## [Stated goal]
Give only the number of lines in the data that contain the word "diagram".

## [Listed records]
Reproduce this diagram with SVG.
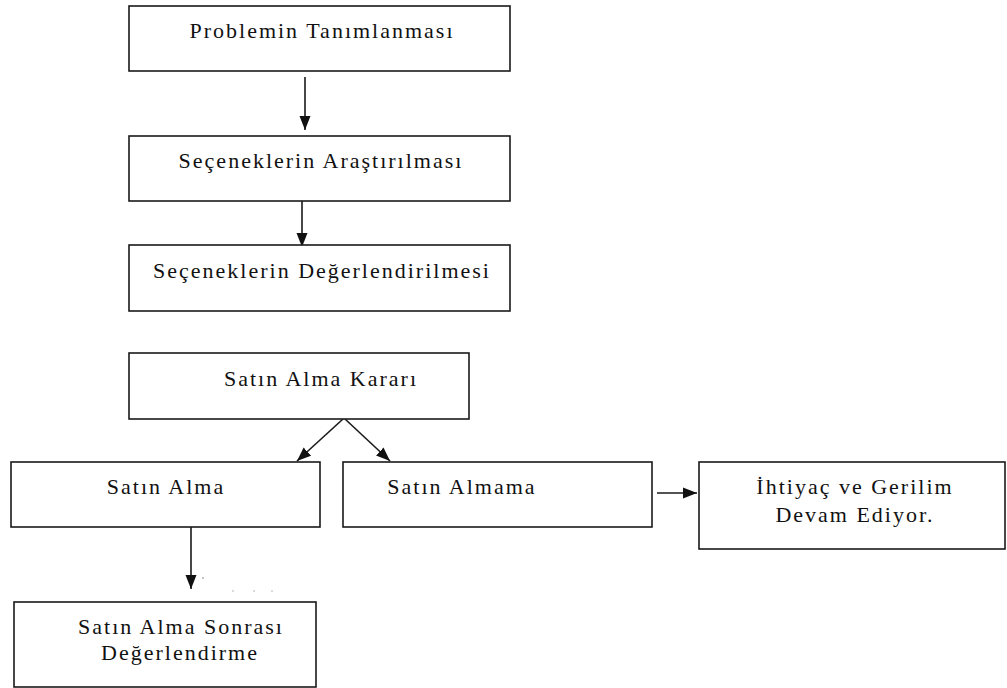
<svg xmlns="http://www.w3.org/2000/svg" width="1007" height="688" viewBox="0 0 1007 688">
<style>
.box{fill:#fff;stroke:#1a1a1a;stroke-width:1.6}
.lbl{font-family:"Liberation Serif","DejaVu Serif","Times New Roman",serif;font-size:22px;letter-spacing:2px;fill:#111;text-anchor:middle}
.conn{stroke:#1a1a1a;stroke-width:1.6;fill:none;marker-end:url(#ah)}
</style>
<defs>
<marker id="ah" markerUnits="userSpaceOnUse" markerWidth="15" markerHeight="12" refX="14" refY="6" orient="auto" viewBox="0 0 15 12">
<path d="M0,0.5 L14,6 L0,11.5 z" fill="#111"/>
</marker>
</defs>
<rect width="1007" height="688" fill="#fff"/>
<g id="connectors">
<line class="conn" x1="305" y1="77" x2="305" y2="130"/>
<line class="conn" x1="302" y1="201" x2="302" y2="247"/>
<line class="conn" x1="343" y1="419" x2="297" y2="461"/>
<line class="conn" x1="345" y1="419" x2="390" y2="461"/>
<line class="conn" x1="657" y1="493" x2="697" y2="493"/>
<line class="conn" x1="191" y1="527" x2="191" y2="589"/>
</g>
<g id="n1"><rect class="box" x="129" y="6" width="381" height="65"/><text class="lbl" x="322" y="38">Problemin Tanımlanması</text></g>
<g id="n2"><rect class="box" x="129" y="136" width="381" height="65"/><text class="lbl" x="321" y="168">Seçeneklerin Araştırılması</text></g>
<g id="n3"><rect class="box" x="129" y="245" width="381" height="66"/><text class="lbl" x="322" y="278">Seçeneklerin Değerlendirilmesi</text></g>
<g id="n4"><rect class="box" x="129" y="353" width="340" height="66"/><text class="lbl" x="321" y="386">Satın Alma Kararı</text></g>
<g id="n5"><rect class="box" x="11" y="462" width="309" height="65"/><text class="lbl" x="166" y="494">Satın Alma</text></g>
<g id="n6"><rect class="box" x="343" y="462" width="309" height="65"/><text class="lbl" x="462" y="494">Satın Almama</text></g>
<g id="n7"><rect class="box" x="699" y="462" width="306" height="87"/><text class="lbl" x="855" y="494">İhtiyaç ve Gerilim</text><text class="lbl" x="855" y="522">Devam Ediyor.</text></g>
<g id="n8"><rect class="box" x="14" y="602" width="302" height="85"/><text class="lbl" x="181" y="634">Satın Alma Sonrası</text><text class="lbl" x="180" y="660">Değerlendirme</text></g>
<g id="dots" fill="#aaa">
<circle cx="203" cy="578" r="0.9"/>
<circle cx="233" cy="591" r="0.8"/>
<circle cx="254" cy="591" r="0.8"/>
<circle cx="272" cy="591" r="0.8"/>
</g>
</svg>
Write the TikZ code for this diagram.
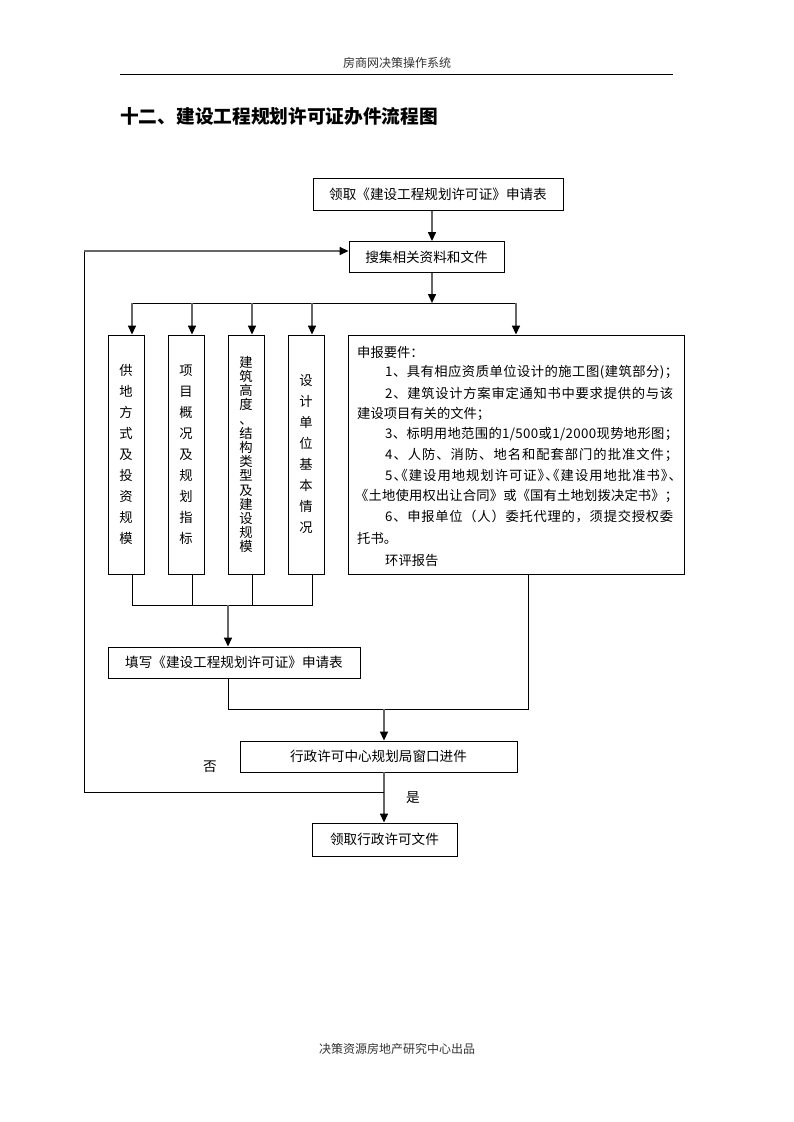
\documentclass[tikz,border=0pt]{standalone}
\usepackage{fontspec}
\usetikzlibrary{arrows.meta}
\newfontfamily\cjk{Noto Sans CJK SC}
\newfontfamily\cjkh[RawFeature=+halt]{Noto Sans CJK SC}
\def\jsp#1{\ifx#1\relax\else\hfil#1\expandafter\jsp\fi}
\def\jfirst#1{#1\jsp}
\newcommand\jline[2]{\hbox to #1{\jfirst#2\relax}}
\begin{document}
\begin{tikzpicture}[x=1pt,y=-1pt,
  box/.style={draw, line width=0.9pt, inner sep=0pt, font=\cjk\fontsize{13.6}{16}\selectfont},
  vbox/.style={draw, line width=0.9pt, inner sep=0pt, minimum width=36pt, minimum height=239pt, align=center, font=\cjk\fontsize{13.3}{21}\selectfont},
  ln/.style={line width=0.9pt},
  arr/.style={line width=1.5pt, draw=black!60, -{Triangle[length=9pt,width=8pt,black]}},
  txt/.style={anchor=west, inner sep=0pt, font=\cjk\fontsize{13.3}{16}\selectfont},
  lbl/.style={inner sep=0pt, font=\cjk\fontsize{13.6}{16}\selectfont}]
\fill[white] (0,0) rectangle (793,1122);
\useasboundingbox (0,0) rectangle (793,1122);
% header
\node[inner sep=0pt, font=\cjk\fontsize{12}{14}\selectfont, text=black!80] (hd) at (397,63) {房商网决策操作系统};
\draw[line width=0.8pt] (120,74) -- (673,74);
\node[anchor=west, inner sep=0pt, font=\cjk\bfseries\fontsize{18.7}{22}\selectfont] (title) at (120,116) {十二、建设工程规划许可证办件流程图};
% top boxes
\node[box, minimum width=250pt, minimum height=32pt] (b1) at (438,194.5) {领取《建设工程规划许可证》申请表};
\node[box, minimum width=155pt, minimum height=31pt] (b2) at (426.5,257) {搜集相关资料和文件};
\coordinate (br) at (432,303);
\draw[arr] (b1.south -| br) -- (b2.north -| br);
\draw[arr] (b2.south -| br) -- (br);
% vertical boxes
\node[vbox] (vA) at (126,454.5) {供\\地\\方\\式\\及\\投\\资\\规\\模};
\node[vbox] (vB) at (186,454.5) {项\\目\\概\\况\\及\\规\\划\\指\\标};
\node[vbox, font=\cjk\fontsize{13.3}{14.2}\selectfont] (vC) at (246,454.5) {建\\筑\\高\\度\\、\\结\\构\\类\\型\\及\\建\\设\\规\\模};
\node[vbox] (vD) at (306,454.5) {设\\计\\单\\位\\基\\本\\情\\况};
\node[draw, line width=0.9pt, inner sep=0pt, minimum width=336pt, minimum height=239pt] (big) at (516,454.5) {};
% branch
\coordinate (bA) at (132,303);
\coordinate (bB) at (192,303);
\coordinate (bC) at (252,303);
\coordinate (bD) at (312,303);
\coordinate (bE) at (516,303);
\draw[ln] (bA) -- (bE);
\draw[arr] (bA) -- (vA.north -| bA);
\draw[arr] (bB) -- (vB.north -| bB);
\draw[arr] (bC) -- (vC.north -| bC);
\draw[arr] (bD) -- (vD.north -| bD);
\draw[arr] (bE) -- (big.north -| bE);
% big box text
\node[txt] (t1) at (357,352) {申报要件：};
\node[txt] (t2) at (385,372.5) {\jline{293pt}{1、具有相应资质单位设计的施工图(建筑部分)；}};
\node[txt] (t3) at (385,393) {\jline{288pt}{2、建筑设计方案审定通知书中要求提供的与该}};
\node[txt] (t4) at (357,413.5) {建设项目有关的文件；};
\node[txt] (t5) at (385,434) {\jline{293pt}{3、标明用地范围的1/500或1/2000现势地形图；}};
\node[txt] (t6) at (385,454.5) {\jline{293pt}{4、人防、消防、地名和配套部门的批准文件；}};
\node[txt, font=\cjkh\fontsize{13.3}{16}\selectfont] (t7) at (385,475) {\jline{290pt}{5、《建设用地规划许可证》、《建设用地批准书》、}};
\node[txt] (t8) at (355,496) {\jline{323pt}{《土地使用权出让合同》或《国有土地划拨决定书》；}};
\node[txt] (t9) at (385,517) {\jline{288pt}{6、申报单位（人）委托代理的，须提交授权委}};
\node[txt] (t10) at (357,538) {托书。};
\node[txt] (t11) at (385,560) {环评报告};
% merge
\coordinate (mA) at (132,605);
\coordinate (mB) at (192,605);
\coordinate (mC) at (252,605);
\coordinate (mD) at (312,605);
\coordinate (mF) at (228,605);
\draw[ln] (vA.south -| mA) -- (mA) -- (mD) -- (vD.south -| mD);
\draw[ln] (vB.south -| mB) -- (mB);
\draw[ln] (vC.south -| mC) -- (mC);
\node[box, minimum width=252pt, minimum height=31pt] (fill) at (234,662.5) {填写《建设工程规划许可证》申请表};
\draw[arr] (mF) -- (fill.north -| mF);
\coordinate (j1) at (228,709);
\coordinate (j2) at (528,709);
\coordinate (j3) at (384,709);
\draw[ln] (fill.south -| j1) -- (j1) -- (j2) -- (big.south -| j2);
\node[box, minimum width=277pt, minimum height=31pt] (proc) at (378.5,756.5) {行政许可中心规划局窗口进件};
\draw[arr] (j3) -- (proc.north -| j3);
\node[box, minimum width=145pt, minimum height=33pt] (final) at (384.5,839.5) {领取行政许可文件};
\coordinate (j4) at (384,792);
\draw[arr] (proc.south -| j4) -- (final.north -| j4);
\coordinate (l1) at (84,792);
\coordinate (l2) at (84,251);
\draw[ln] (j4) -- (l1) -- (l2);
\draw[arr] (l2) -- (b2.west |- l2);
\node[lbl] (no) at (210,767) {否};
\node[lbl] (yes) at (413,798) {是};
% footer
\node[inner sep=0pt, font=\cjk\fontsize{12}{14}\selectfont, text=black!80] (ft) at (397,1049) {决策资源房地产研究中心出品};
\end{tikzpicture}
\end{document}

## [Output]
2